Dünyanın gidişatını okuyabilen, hele Türkiye’deki Süfyanî
Deccaliyetin mahiyetini bilen kimse, dahilî mücadelede
kanlı-silâhlı bir boğuşmanın içine girmez.
Girdiği takdirde, gerçek niyeti, hedefi, gayesi ne olursa olsun,
asıl hizmet ettiği şey, işte o Deccaliyetin tâ kendisidir.
Zira, o Süfyanî Deccaliyetin temel gıdası dahilî nifaktır, çatışmadır, boğuşmadır, kanlı fitnedir.
Bu sahada, dünyada üstüne yoktur. Kimse onunla yarışarak galip gelemez.

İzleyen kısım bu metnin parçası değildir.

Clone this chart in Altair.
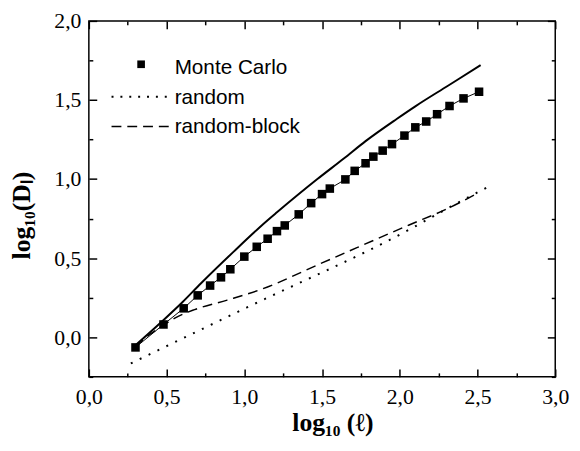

Dolayısyla, mâsumları vuran, onların canına malına zarar veren her hareket, o fitnekâr cereyanın nâm-ı hesabına geçer.
* * *
Bu nifak ve şikak karakterli cereyanın, ayrıca çok değişik renk ve şekilde türlü türlü maskeleri var.
Yüzüne o maskeleri geçirerek, çok rahat şekilde Türklerle Kürtleri, Alevilerle Sünnileri, halk ile devleti karşı karşıya getirtip çarpıştırabiliyor. Aralarında derin husûmetlere yol açacak fitne kazanlarını kaynatabiliyor.